Attualità

"Siamo senza bagno e la notte facciamo i turni di guardia ma la protesta continua"

L’incontro con le studentesse protagoniste della protesta del caro affitti

Da sinistra Alessandra, Giorgiana, Francesca ed Elisa

Studenti in tenda contro il caro affitti: è questo uno degli argomenti clou (e in un certo senso anche tabù) che si trova al centro dei dibattiti, delle cronache e dell’opinione pubblica delle ultime settimane. Un problema, quello del caro affitti, che ben conoscono anche gli studenti che frequentano l’ateneo cittadino e che in questi giorni hanno piazzato le loro tende davanti al palazzo della Regione, in piazza Dante.

Ed è proprio qui, seduti per terra assieme a loro, davanti a libri di testo sottolineati e biscotti per uno spuntino, che Trentotoday ha cercato di capire e conoscere le loro storie e il motivo di questo loro gesto. Quattro ragazze hanno accettato di raccontarsi, ognuna con una storia diversa eppure, in un certo senso, così simili. Alessandra ha 21 anni, studia Sociologia e viene da Bergamo, anche Francesca (di Fondi e iscritta a Giurisprudenza) ed Elisa (studente di Lettere a Bologna, ma prossima al passaggio a Trento e originaria di Cremona) hanno 21 anni, mentre Giorgiana ha 19 anni ed è trentina; della val di Fiemme nello specifico.

Da lunedì 15 dormono e, di fatto, vivono nelle tende in piazza Dante.
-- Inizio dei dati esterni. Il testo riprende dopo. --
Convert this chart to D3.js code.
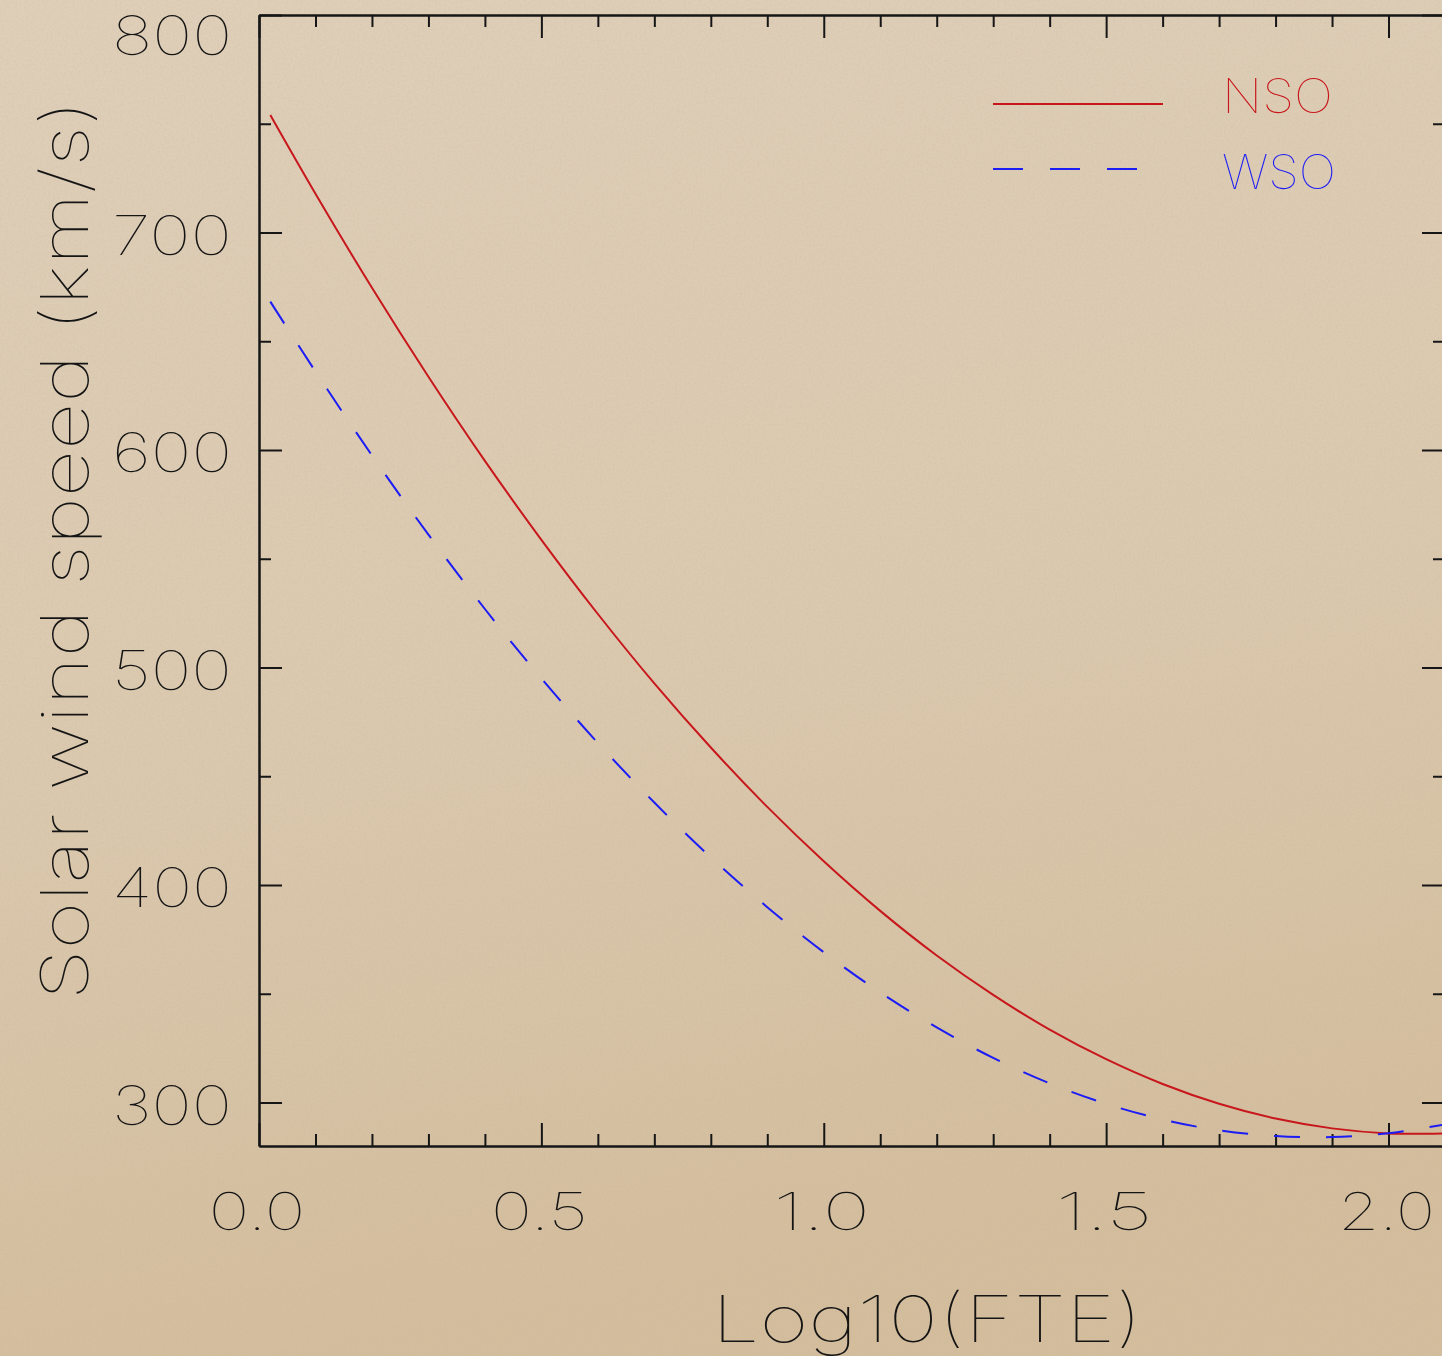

La prima domanda che viene spontanea è: perché? “Facciamo parte di Udu (Unione degli Universitari, ndr) e quando la rete nazionale si è mobilitata abbiamo deciso di unirci. Anche perché il problema del caro affitti e dell’emergenza abitativa a Trento è reale” spiega Francesca. Non mente, lo sa bene anche chi, da non studente, cerca casa in città. Le ragazze hanno cercato, senza mai trovare, affitti al di sotto dei 415 euro a stanza – più le spese – e spesso in abitazioni con classi energetiche che non consentono un risparmio netto. “Per non parlare poi di quegli spazi in cui vivono anche 10-11 persone” aggiunge Alessandra.

Disagi e problemi

Vivere in tenda, però, non è una passeggiata. Lo confermano tutte e quattro: dal problema dei bagni, passando all’oggettiva pericolosità di una zona come piazza Dante di sera (basta leggere le cronache per farsi un’idea), tanto che Elisa ammette: “Facciamo i turni di guardia per stare più tranquilli. Quindi il riposo non è proprio una cosa così facile”. E poi il vento, la pioggia, le power bank per ricaricare i cellulari o approfittare delle prese di corrente a lezione. Già, le lezioni: perché questa protesta non ferma il percorso universitario, e nemmeno quello lavorativo per chi ha un lavoro o fa il servizio civile.

Nonostante Trento non sia una città della grandezza di altre realtà universitarie come Bologna, Milano o Roma, i costi non sono poi così distanti da esse. Ci sono inoltre anche casi come quello di Giorgiana, che dopo il pendolarismo tra la valle e la città ha deciso di trasferirsi a Trento, facendo la richiesta per la borsa di studio: aveva tutti i requisiti, ma l’alloggio non c’era.  “Tecnicamente, sono considerata idonea ma non beneficiaria” spiega. Però, un lato positivo in tutto questo c’è, lo conferma Francesca: “C’è molta socialità tra di noi che abbiamo scelto di stare in tenda contro il caro affitti. Quindi si creano legami e reti che, magari, senza questa situazione non sarebbero mai avvenuti”. Insomma, non tutto il male viene per nuocere.

Le richieste

Va in un doppio binario la lista dei “desiderata” – o delle necessità impellenti – che gli studenti nelle tende lanciano sia a livello provinciale che nazionale. Per quanto riguarda Piazza Dante, e quindi anche chi sarà il presidente dopo il 22 ottobre, si chiedono investimenti pubblici per le residenze non private, trasporti pubblici nelle ore notturne e finanziamenti per l’Opera Universitaria. Come noto, invece, a livello nazionale, si chiedono tra le altre cose 50 milioni per il fondo aiuti per i fuorisede, un tetto all’aumento dei canoni, contrasto alla locazione in nero, riqualificazione energetica degli immobili.

“È importante che ci siano più posti negli studentati. Senza dubbio, è giusto dialogare con i privati, ma i posti negli studentati servono davvero tanto” conclude Francesca.